| Source records |
###
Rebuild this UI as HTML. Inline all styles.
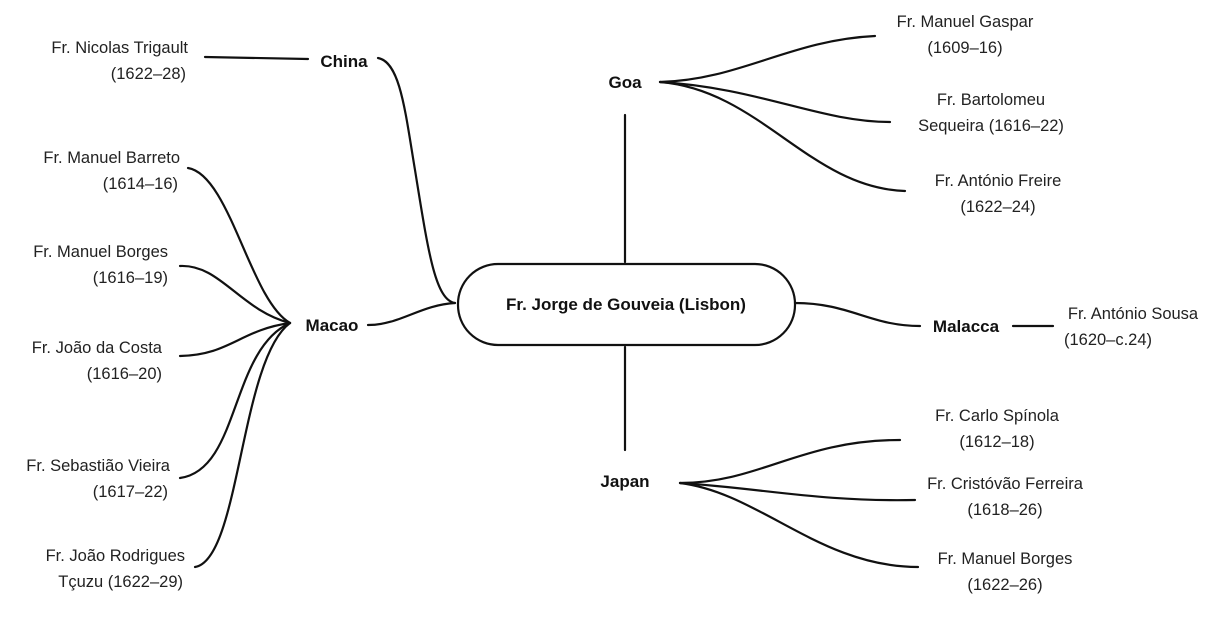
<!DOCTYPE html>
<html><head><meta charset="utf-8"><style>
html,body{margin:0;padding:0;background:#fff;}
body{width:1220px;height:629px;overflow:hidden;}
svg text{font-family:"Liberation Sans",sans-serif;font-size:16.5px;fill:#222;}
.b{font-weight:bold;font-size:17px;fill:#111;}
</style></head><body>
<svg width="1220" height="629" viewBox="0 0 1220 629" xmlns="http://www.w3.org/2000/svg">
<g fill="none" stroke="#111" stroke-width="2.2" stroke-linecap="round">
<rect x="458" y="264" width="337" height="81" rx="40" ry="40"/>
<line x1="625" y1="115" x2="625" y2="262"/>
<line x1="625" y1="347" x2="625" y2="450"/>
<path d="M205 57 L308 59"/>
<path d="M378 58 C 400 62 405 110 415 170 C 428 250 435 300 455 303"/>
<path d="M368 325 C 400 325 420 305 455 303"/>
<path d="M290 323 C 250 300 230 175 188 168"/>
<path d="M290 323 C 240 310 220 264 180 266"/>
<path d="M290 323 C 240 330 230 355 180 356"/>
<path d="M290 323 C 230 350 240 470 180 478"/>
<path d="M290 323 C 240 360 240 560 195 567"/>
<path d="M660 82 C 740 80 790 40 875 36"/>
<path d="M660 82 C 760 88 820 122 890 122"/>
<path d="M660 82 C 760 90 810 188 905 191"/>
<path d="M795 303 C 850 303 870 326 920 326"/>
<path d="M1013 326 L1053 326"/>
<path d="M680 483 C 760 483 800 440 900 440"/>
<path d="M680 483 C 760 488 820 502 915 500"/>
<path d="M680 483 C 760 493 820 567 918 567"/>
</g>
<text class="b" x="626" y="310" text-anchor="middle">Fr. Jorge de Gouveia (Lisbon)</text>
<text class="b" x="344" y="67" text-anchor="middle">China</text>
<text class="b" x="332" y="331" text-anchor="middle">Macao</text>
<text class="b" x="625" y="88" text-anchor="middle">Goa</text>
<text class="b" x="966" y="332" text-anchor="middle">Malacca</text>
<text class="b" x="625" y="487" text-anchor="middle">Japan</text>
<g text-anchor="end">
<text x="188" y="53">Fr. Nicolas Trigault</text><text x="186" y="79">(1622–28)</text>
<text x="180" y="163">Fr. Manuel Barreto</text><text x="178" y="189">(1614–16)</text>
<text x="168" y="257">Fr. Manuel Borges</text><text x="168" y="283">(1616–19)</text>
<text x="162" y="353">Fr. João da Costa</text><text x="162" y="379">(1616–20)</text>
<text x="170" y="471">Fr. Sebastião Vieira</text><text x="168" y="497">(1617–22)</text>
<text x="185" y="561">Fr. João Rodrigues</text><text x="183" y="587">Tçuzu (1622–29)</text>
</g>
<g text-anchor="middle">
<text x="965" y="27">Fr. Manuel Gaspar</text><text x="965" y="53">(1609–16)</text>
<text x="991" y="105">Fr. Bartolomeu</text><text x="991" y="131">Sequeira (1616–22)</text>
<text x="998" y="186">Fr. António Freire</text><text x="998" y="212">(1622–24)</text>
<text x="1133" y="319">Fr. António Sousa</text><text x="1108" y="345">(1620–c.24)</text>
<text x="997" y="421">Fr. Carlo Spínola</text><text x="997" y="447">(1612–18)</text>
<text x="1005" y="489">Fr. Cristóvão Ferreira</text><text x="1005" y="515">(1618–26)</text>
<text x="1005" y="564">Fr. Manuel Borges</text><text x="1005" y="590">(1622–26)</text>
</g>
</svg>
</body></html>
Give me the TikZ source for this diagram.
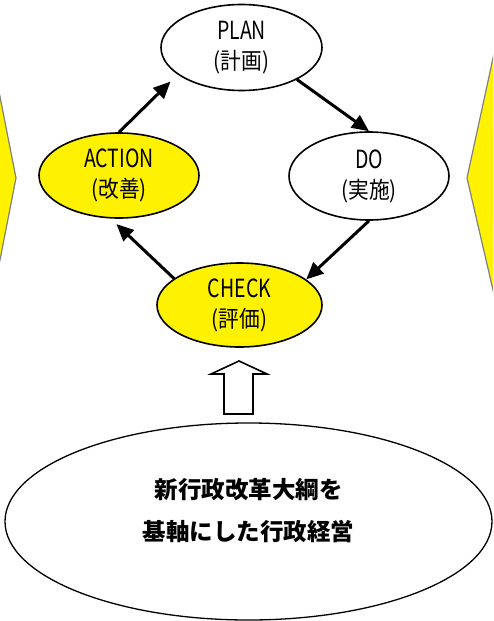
###
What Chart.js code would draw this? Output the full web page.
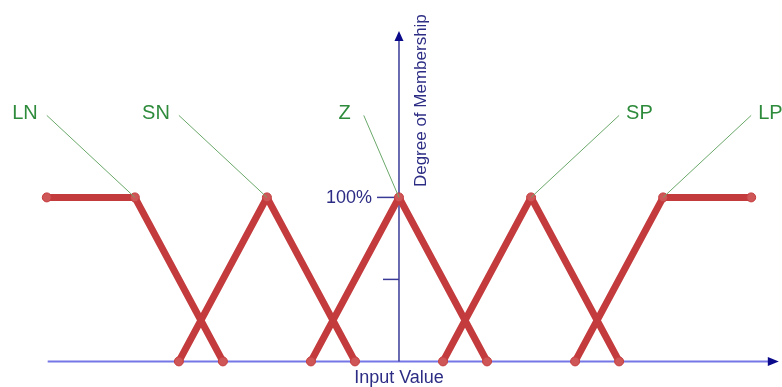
###
| Stated goal |
Give the number of lines that carry the word "this", with nothing added.

| Result |
3